Calculating Work Done by Impulsive Force

[erisedk]

Homework Statement

A force exerts an impulse J on a particle changing its speed from u to 2u. The applied force and the initial velocity are oppositely directed along the same line. The work done by the force is--
Ans: Ju/2

Homework Equations

Impulse= force*time
impulse=change in momentum

The Attempt at a Solution

Since applied force and initial velocity are oppositely directed, J=m(2u-(-u))=3mu.
Work=Force*displacement=Impulse*displacement/time=Impulse*velocity
But velocity is not constant. I don't know what to do from here.

 

[vela]

Hint: You can express the kinetic energy in terms of momentum: $K = \frac{p^2}{2m}$.

 

[haruspex]

There's a bit of a catch here. Consider two phases. In the first phase, velocity changes from u in one direction to u in the opposite direction.
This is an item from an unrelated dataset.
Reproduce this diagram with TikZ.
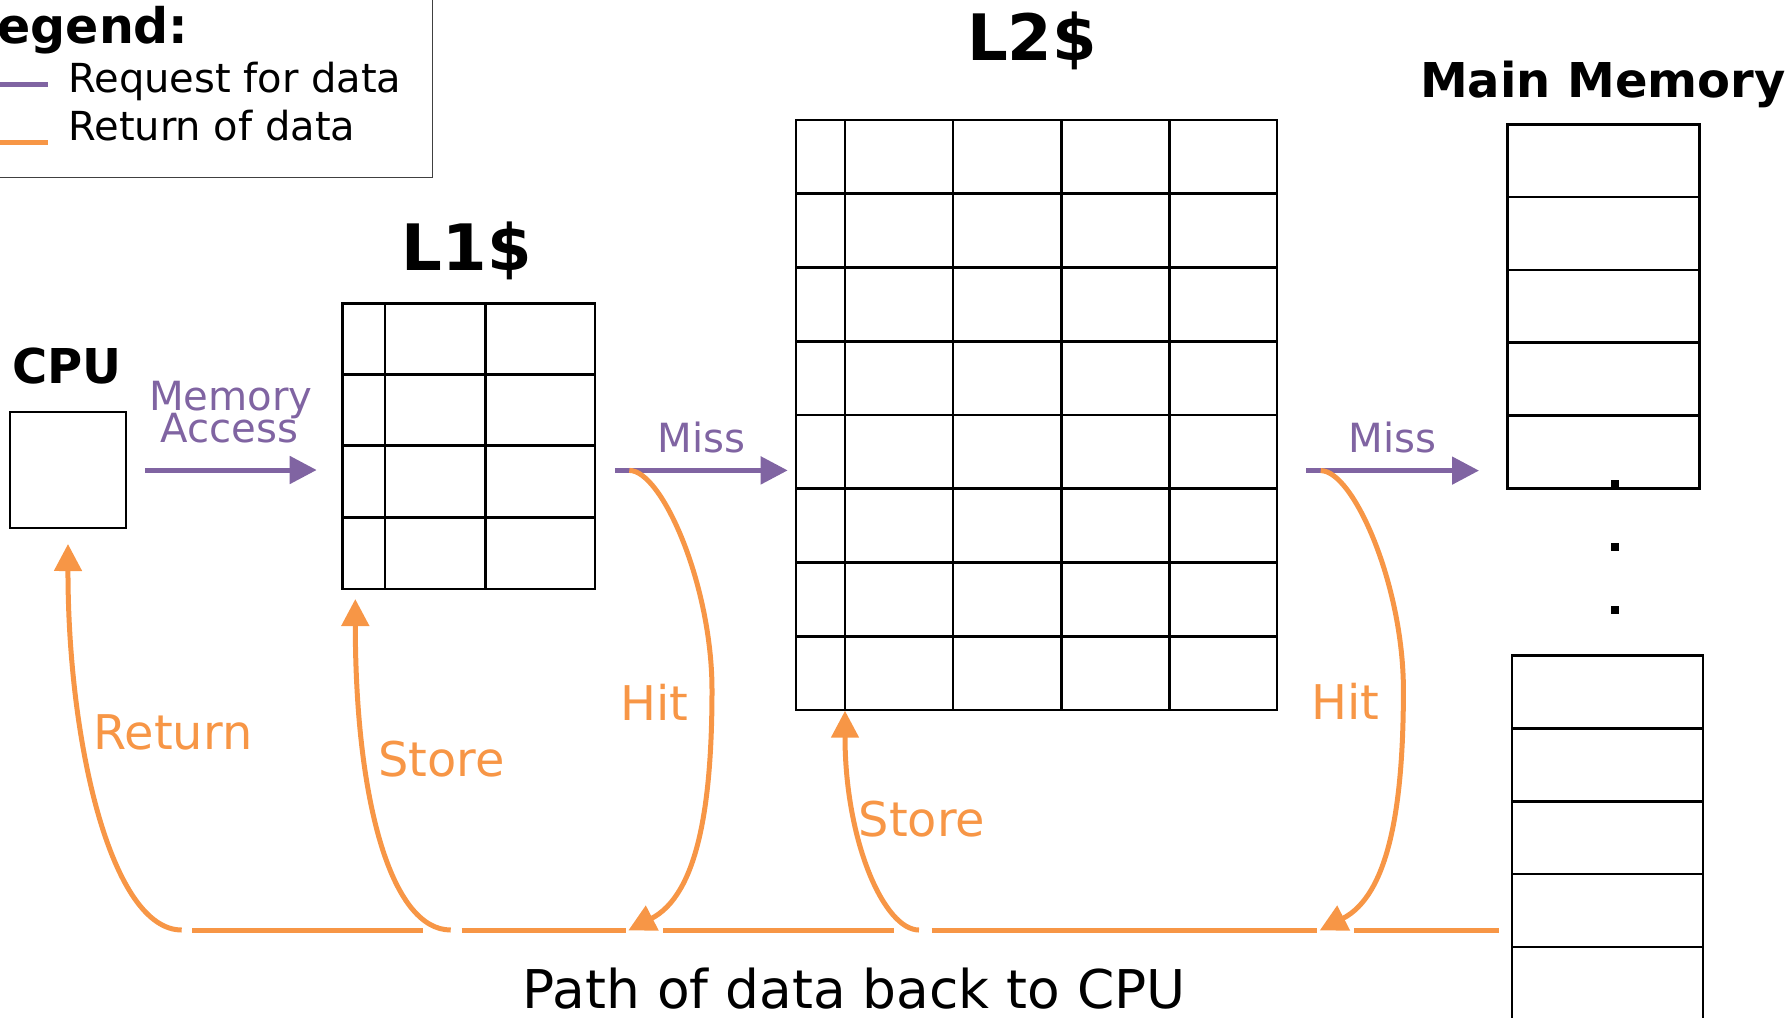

How much work has been done so far?

 

[erisedk]

Zero!oo) because change in kinetic energy is zero. Then change in ke when the velocity becomes 2u will be 1/2m(4u^2)-1/2mu^2=3/2mu^2. Impulse is 3mu so work is Ju/2! Yay! Thanks for helping haruspex and vela. But now that I think about it, there is no need to consider two phases of the motion. All I can do is subtract initial ke from final ke and express it in the form of impulse and u.

 

[haruspex]

now that I think about it, there is no need to consider two phases of the motion. All I can do is subtract initial ke from final ke and express it in the form of impulse and u.

Yes, but I thought you might fall into the trap of applying vela's equation to the change in momentum, giving K = $\frac{J^2}{2m} = \frac J{6u}$. The point being that the difference of the squares is not the same as the square of the difference.